General Relativity is the theory of gravity that incorporates special relativity and the weak equivalence principle which states that accelerating frames of reference and gravitational fields are indistinguishable. It is a metric theory, sometimes also called a geometric theory. Metric theories describe physical phenomena in terms of differential geometry.This stands in contrast to Isaac Newton's Law of Universal Gravitation, which described gravity in terms of a vector field. The equivalence principle permits General Relativity to replace Newton's force by Riemann's geometry. Amazingly, General Relativity claims it describes both Newton’s metric Galactic Universe and Planck’s metric-less Extra Galactic Radiation Universe. I question General Relativity’s claim to being an axiomatic geometric theory.
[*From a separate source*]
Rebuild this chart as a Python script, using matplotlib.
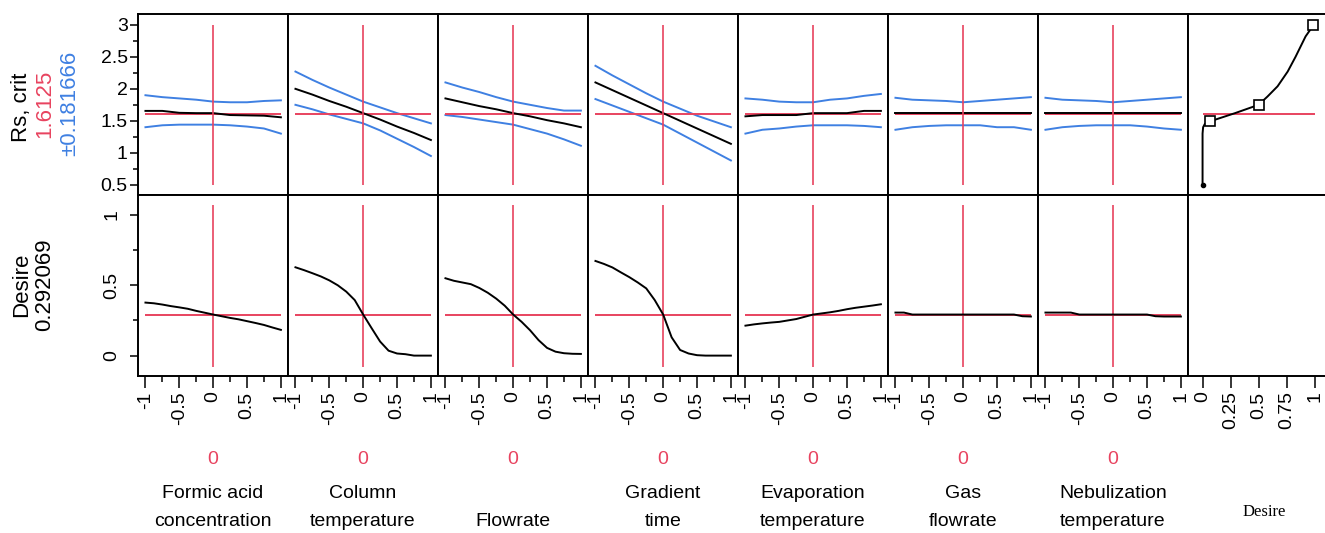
import matplotlib
matplotlib.use("Agg")
from matplotlib import pyplot as plt
from matplotlib import font_manager
import numpy as np

# factor names (one list entry per text line) and current settings
factors = [["Formic acid", "concentration"], ["Column", "temperature"], ["Flowrate"],
           ["Gradient", "time"], ["Evaporation", "temperature"], ["Gas", "flowrate"],
           ["Nebulization", "temperature"]]
current = [0, 0, 0, 0, 0, 0, 0]

rs_crit = 1.6125
rs_ci = 0.181666
desire_now = 0.292069

# Rs,crit profiles
rs_x = [-1, -0.75, -0.5, -0.25, 0, 0.25, 0.5, 0.75, 1]
rs_pred = [
    [1.655, 1.655, 1.625, 1.62, 1.62, 1.59, 1.585, 1.58, 1.555],
    [2.00, 1.91, 1.81, 1.72, 1.62, 1.52, 1.41, 1.31, 1.20],
    [1.85, 1.79, 1.73, 1.68, 1.62, 1.57, 1.51, 1.46, 1.40],
    [2.10, 1.98, 1.86, 1.74, 1.62, 1.50, 1.38, 1.26, 1.14],
    [1.57, 1.59, 1.59, 1.59, 1.62, 1.62, 1.62, 1.655, 1.655],
    [1.615, 1.615, 1.615, 1.615, 1.615, 1.615, 1.615, 1.615, 1.615],
    [1.615, 1.615, 1.615, 1.615, 1.615, 1.615, 1.615, 1.615, 1.615],
]
rs_upper = [
    [1.90, 1.87, 1.85, 1.83, 1.80, 1.79, 1.79, 1.81, 1.82],
    [2.27, 2.14, 2.02, 1.91, 1.80, 1.71, 1.62, 1.54, 1.46],
    [2.10, 2.02, 1.95, 1.87, 1.80, 1.75, 1.70, 1.66, 1.66],
    [2.36, 2.21, 2.07, 1.93, 1.80, 1.69, 1.58, 1.49, 1.40],
    [1.85, 1.83, 1.80, 1.79, 1.79, 1.83, 1.85, 1.89, 1.92],
    [1.86, 1.83, 1.82, 1.81, 1.79, 1.81, 1.83, 1.85, 1.87],
    [1.86, 1.83, 1.82, 1.81, 1.79, 1.81, 1.83, 1.85, 1.87],
]
rs_lower = [
    [1.40, 1.43, 1.44, 1.44, 1.44, 1.43, 1.41, 1.38, 1.30],
    [1.75, 1.68, 1.60, 1.53, 1.46, 1.35, 1.22, 1.09, 0.95],
    [1.59, 1.56, 1.52, 1.48, 1.44, 1.37, 1.30, 1.21, 1.11],
    [1.84, 1.74, 1.64, 1.54, 1.44, 1.30, 1.16, 1.02, 0.88],
    [1.30, 1.36, 1.38, 1.41, 1.43, 1.43, 1.43, 1.42, 1.40],
    [1.36, 1.40, 1.42, 1.43, 1.43, 1.43, 1.40, 1.40, 1.36],
    [1.36, 1.40, 1.42, 1.43, 1.43, 1.43, 1.41, 1.38, 1.36],
]

# desirability profiles
desire_x = [-1, -0.875, -0.75, -0.625, -0.5, -0.375, -0.25, -0.125, 0,
            0.125, 0.25, 0.375, 0.5, 0.625, 0.75, 0.875, 1]
desire = [
    [0.377, 0.372, 0.363, 0.352, 0.343, 0.333, 0.318, 0.305, 0.292, 0.280, 0.268, 0.258, 0.245, 0.232, 0.218, 0.200, 0.183],
    [0.628, 0.608, 0.586, 0.563, 0.535, 0.500, 0.455, 0.395, 0.292, 0.195, 0.100, 0.035, 0.015, 0.010, 0.0, 0.0, 0.0],
    [0.550, 0.532, 0.520, 0.508, 0.481, 0.447, 0.405, 0.355, 0.292, 0.240, 0.180, 0.110, 0.055, 0.028, 0.017, 0.013, 0.012],
    [0.673, 0.652, 0.627, 0.592, 0.558, 0.520, 0.478, 0.395, 0.292, 0.130, 0.040, 0.015, 0.003, 0.0, 0.0, 0.0, 0.0],
    [0.213, 0.222, 0.229, 0.235, 0.240, 0.250, 0.260, 0.276, 0.292, 0.300, 0.308, 0.318, 0.330, 0.340, 0.348, 0.356, 0.365],
    [0.306, 0.306, 0.292, 0.292, 0.292, 0.292, 0.292, 0.292, 0.292, 0.292, 0.292, 0.292, 0.292, 0.292, 0.292, 0.280, 0.278],
    [0.306, 0.306, 0.306, 0.306, 0.292, 0.292, 0.292, 0.292, 0.292, 0.292, 0.292, 0.292, 0.292, 0.280, 0.278, 0.278, 0.278],
]

# desirability function of Rs,crit
dfun_d = [0.0, 0.0, 0.005, 0.02, 0.064, 0.29, 0.5, 0.58, 0.67, 0.76, 0.83, 0.92, 0.96, 0.99]
dfun_rs = [0.5, 1.30, 1.40, 1.45, 1.49, 1.62, 1.75, 1.88, 2.04, 2.27, 2.50, 2.82, 2.92, 3.0]
handle_d = [0.064, 0.5, 0.99]
handle_rs = [1.49, 1.75, 3.0]

RED = "#e8435f"
BLUE = "#3f80e2"

names = {f.name for f in font_manager.fontManager.ttflist}
sans = "Liberation Sans Narrow" if "Liberation Sans Narrow" in names else "Liberation Sans"
plt.rcParams["font.family"] = [sans, "DejaVu Sans"]

W, H = 1325, 533
fig = plt.figure(figsize=(W / 100, H / 100), dpi=100)


def box(left, top, w, h):
    return [left / W, (H - top - h) / H, w / W, h / H]


def frame(ax):
    for s in ax.spines.values():
        s.set_linewidth(1.4)
    ax.tick_params(which="both", direction="out", width=1.1, labelsize=14)
    ax.tick_params(which="major", length=5.8)
    ax.tick_params(which="minor", length=3.5)


lefts = [138 + 150 * k for k in range(8)]
top_ylim = (0.34, 3.17)
bot_ylim = (-0.145, 1.142)
xlim = (-1.11, 1.105)

for k in range(7):
    # Rs,crit row
    ax = fig.add_axes(box(lefts[k], 14, 150, 181))
    frame(ax)
    ax.plot(rs_x, rs_upper[k], color=BLUE, lw=1.4)
    ax.plot(rs_x, rs_lower[k], color=BLUE, lw=1.4)
    ax.hlines(rs_crit, -1, 1, color=RED, lw=1.4)
    ax.plot(rs_x, rs_pred[k], color="black", lw=1.4)
    ax.vlines(current[k], 0.5, 3, color=RED, lw=1.2)
    ax.set_xlim(*xlim)
    ax.set_ylim(*top_ylim)
    ax.set_xticks([])
    if k == 0:
        ax.set_yticks([0.5, 1, 1.5, 2, 2.5, 3], ["0.5", "1", "1.5", "2", "2.5", "3"])
        ax.set_yticks([0.75, 1.25, 1.75, 2.25, 2.75], minor=True)
        ax.tick_params(axis="y", pad=1.5)
    else:
        ax.set_yticks([])

    # desirability row
    ax = fig.add_axes(box(lefts[k], 195, 150, 181))
    frame(ax)
    ax.hlines(desire_now, -1, 1, color=RED, lw=1.4)
    ax.vlines(current[k], -0.08, 1.07, color=RED, lw=1.2)
    ax.plot(desire_x, desire[k], color="black", lw=1.4)
    ax.set_xlim(*xlim)
    ax.set_ylim(*bot_ylim)
    ax.set_xticks([-1, -0.5, 0, 0.5, 1], ["-1", "-0.5", "0", "0.5", "1"], rotation=90)
    ax.set_xticks([-0.75, -0.25, 0.25, 0.75], minor=True)
    ax.tick_params(axis="x", which="major", length=8.6, pad=2.5)
    ax.tick_params(axis="x", which="minor", length=4.3)
    if k == 0:
        ax.set_yticks([0, 0.5, 1], ["0", "0.5", "1"])
        ax.set_yticks([0.25, 0.75], minor=True)
        for t in ax.get_yticklabels():
            t.set_rotation(90)
            t.set_va("center")
        ax.tick_params(axis="y", pad=7)
    else:
        ax.set_yticks([])

    cx = (lefts[k] + 75) / W
    fig.text(cx, 1 - 460 / H, str(current[k]), color=RED, fontsize=14, ha="center", va="center")
    lines = factors[k]
    for j, line in enumerate(lines):
        y = 522 - 29 * (len(lines) - 1 - j)
        fig.text(cx, 1 - y / H, line, fontsize=14, ha="center", va="center")

# desirability function column
dlim = (-0.13, 1.12)
ax = fig.add_axes(box(lefts[7], 14, 140, 181))
frame(ax)
ax.spines["right"].set_visible(False)
ax.hlines(rs_crit, 0, 1, color=RED, lw=1.4)
ax.plot(dfun_d, dfun_rs, color="black", lw=1.4)
ax.plot(handle_d, handle_rs, ls="none", marker="s", ms=6.5, mfc="white", mec="black", mew=1.2)
ax.plot(dfun_d[0], dfun_rs[0], marker="o", ms=3, color="black")
ax.set_xlim(*dlim)
ax.set_ylim(*top_ylim)
ax.set_xticks([])
ax.set_yticks([])

ax = fig.add_axes(box(lefts[7], 195, 140, 181))
frame(ax)
ax.spines["right"].set_visible(False)
ax.set_xlim(*dlim)
ax.set_ylim(*bot_ylim)
ax.set_yticks([])
ax.set_xticks([0, 0.25, 0.5, 0.75, 1], ["0", "0.25", "0.5", "0.75", "1"], rotation=90)
ax.tick_params(axis="x", length=8.6, pad=2.5)
fig.text(1264 / W, 1 - 512 / H, "Desire", fontsize=12, family="Liberation Serif",
         ha="center", va="center")

# response labels on the left
fig.text(22 / W, 1 - 107 / H, "Rs, crit", rotation=90, fontsize=16, ha="center", va="center")
fig.text(45 / W, 1 - 104 / H, "1.6125", rotation=90, fontsize=16, color=RED, ha="center", va="center")
fig.text(70 / W, 1 - 103 / H, "\u00b10.181666", rotation=90, fontsize=16, color=BLUE,
         ha="center", va="center")
fig.text(22 / W, 1 - 285 / H, "Desire", rotation=90, fontsize=16, ha="center", va="center")
fig.text(45 / W, 1 - 285 / H, "0.292069", rotation=90, fontsize=16, ha="center", va="center")

fig.savefig("out.png", dpi=100)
Einstein's view on geometry was ambivalent. In geometry, axioms have served us well and axiomatic geometry has evolved over the past several thousand years and now includes linear Euclidean and non-linear Euclidean geometries. The idea that a physical geometry, therefore, exists outside axiomatic geometry is unproved. While Einstein's geometry identifies with Riemann's geometry, it has no axiomatic basis and relies on substantial simplifications winding up in Newtonian approximations and axiomatic Euclidean metrics for its proofs. Experimental science is a more recent development and is being codified along the way. Here, note that Newton's Theory of Gravitation, Maxwell's Theory of Electromagnetism, and Einstein's Theory of Special Relativity, and Quantum Mechanics have been abundantly confirmed experimentally. Einstein's theory of gravitation has few experimental results and his attempt to replace cosmic gravity by geometry fails for lack of geometric axiomatic basis and dearth of experimental results. First, I concentrate on General Relativity's lack of axiomatic geometry and later briefly discuss its lack of experimental results.